Upon graduation from Northern New Hampshire State University, Bogle found that he was “under water” in terms of his income of $24,250 a year, versus his student loan debt of $37,172.  “I loved what I was doing,” he muses, “but I didn’t want to be eating ramen until I retired.”

So Bogle, like many other young specialists in the area, decided to leave the field for a more lucrative job that would bring him higher pay while still allowing him to use the skills he had developed in nine years of higher education earning bachelors, masters and doctorate degrees: motor vehicle owner’s manuals.


Verrry mysterious.

 

“In many ways, your typical owner’s manual provides a direct link to cryptic ideographic languages of the past,” says Dr. Nigel Flosternak of the University of Illinois-Kankakee.  “The little pictorial symbols, the diagrams on paper that bear only a tenuous, superstitious relation to objects in the real world, it’s like cracking the Curse of the Mummy to change the outside temperature display on your dashboard from Celsius to Fahrenheit.

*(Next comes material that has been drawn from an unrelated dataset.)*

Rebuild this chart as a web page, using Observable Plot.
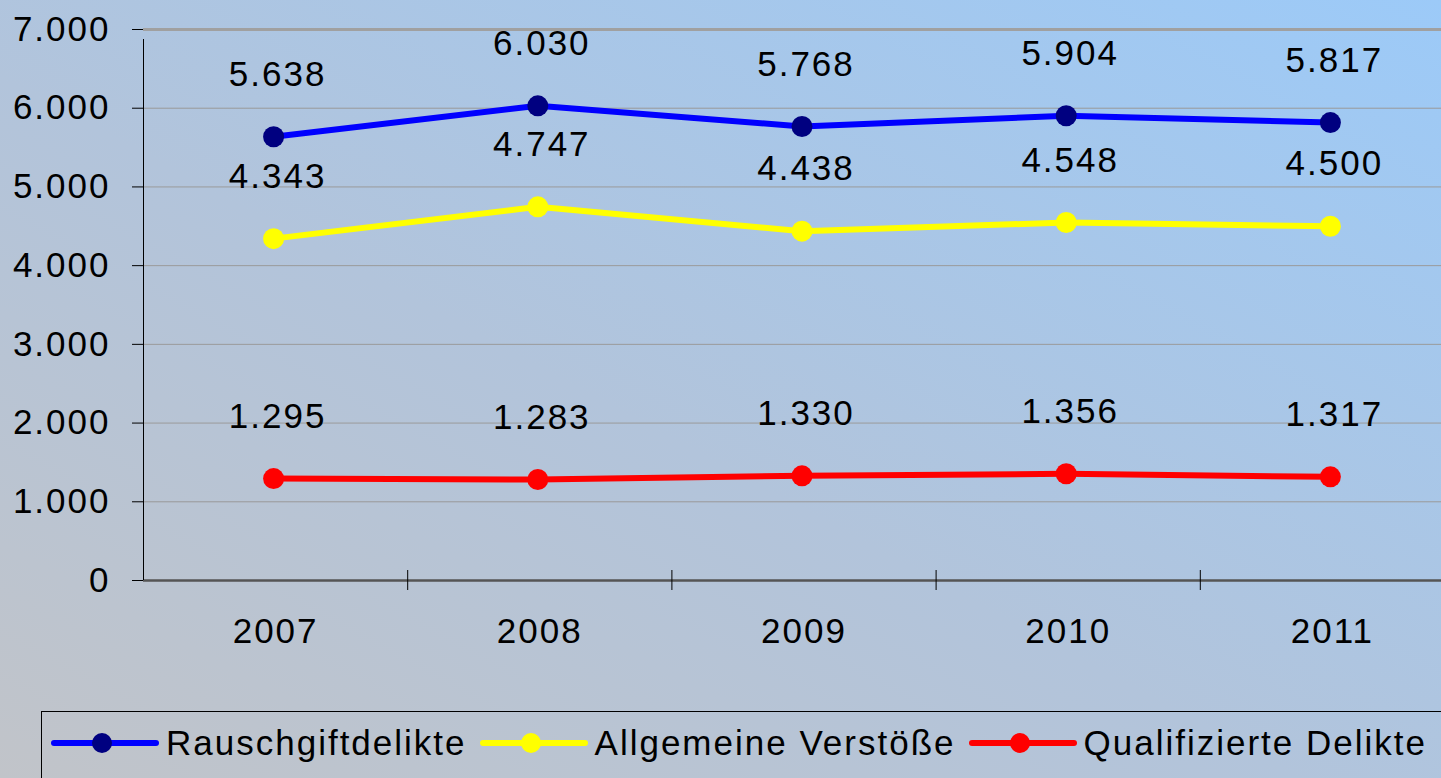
<!DOCTYPE html>
<html>
<head>
<meta charset="utf-8">
<script src="https://cdn.jsdelivr.net/npm/d3@7"></script>
<script src="https://cdn.jsdelivr.net/npm/@observablehq/plot@0.6"></script>
<style>
  html, body { margin: 0; padding: 0; }
  body {
    width: 1441px; height: 778px; overflow: hidden; position: relative;
    background: linear-gradient(to top right, #c1c4c9 0%, #b2c4db 45%, #9ccaf8 100%);
    font-family: "Liberation Sans", Arial, sans-serif;
  }
  #chart { position: absolute; left: 0; top: 0; }
  #legend {
    position: absolute; left: 41px; top: 711px; width: 1500px; height: 120px;
    border: 1px solid #000; box-sizing: border-box;
    padding-left: 8px; padding-top: 13px;
    display: flex; align-items: flex-start; gap: 12px;
  }
  .item { display: flex; align-items: center; }
  .item span { font-size: 35px; letter-spacing: 2px; margin-left: 6px; color: #000; line-height: 36px; white-space: nowrap; }
</style>
</head>
<body>
<div id="chart"></div>
<div id="legend"></div>
<script>
// ---- data ----
const years = [2007, 2008, 2009, 2010, 2011];
const seriesNames = ["Rauschgiftdelikte", "Allgemeine Verstöße", "Qualifizierte Delikte"];
const rauschgiftdelikte = [5638, 6030, 5768, 5904, 5817];
const allgemeineVerstoesse = [4343, 4747, 4438, 4548, 4500];
const qualifizierteDelikte = [1295, 1283, 1330, 1356, 1317];
const yTicks = [0, 1000, 2000, 3000, 4000, 5000, 6000, 7000];

// ---- styles ----
const lineColors = ["#0000ff", "#ffff00", "#ff0000"];
const dotColors = ["#000080", "#ffff00", "#ff0000"];

const de = d3.formatLocale({decimal: ",", thousands: ".", grouping: [3], currency: ["", " €"]});
const fmt = de.format(",");

const seriesValues = [rauschgiftdelikte, allgemeineVerstoesse, qualifizierteDelikte];
const rows = [];
seriesNames.forEach((s, si) => years.forEach((y, i) => rows.push({series: s, si, year: y, value: seriesValues[si][i]})));

const boundaries = d3.range(years.length).map(i => years[0] - 0.5 + i);
const xMin = years[0] - 0.5, xMax = years[years.length - 1] + 0.5;

const marks = [
  Plot.ruleY(yTicks.filter(t => t > 0 && t < 7000), {stroke: "#9a9a9a", strokeWidth: 1}),
  Plot.ruleY([7000], {stroke: "#a0a0a0", strokeWidth: 3}),
  Plot.ruleY([0], {stroke: "#555", strokeWidth: 2.5}),
  Plot.ruleX([xMin], {y1: 0, y2: 7000, stroke: "#000", strokeWidth: 1, insetBottom: -10}),
  Plot.ruleX(boundaries.slice(1), {y1: 0, y2: 0, stroke: "#000", strokeWidth: 1, insetTop: -10, insetBottom: -10}),
  Plot.axisY({ticks: yTicks, tickSize: 11, tickPadding: 22, tickFormat: d => fmt(d), fontSize: 35, stroke: "#000", color: "#000", label: null}),
  Plot.axisX({ticks: years, tickSize: 0, tickPadding: 38, tickFormat: d => String(d), fontSize: 35, color: "#000", label: null}),
];
seriesNames.forEach((s, si) => {
  const data = rows.filter(r => r.si === si);
  marks.push(Plot.line(data, {x: "year", y: "value", stroke: lineColors[si], strokeWidth: 6, dx: -2}));
  marks.push(Plot.dot(data, {x: "year", y: "value", fill: dotColors[si], r: 10.5, dx: -2}));
  marks.push(Plot.text(data, {x: "year", y: "value", text: d => fmt(d.value), dy: -62, dx: 2, fontSize: 35, fill: "#000", lineAnchor: "middle"}));
});

const chart = Plot.plot({
  width: 1470,
  height: 660,
  marginLeft: 143,
  marginRight: 6,
  marginTop: 29,
  marginBottom: 80,
  x: {type: "linear", domain: [xMin, xMax], label: null},
  y: {domain: [0, 7000], label: null},
  style: {background: "transparent", maxWidth: "none", overflow: "visible", fontFamily: "'Liberation Sans', Arial, sans-serif", letterSpacing: "2px", color: "#000"},
  marks
});
document.getElementById("chart").appendChild(chart);

// ---- legend ----
const legend = document.getElementById("legend");
seriesNames.forEach((s, si) => {
  const item = document.createElement("div");
  item.className = "item";
  item.innerHTML = `<svg width="110" height="36" style="display:block"><line x1="4" x2="106" y1="18" y2="18" stroke="${lineColors[si]}" stroke-width="6" stroke-linecap="round"/><circle cx="52" cy="18" r="10" fill="${dotColors[si]}"/></svg><span>${s}</span>`;
  legend.appendChild(item);
});
</script>
</body>
</html>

                       “Look out!”

 

Hieroglyphic writing employs symbols that may be read as pictures, symbols for pictures, or sounds.  They were used only on monuments, while commonplace legal documents such as bills of sale for used camels, condominium deeds and warning labels on snakes were written in a “demotic” cursive script.  As a result, hieroglyphs came to be associated with priestly cults, who used them to conceal essential knowledge from poor schlubs who built pyramids and other religious structures for the minimum wage of 1.25 neklas an hour.


“Insert one (1) bulrush into clay brick, stack until pyramid is formed.”

 

The secretive nature of hieroglyphs and automobile owner’s manuals would appear to defeat the essential purpose of language–communication–but an auto industry insider named Harold Raines who preferred to remain anonymous disagreed.  “Why would I let you in on the secret of operating your car?” he asked rhetorically.  “If you knew that, you’d never come back to the dealer for overpriced service and name brand automotive parts.”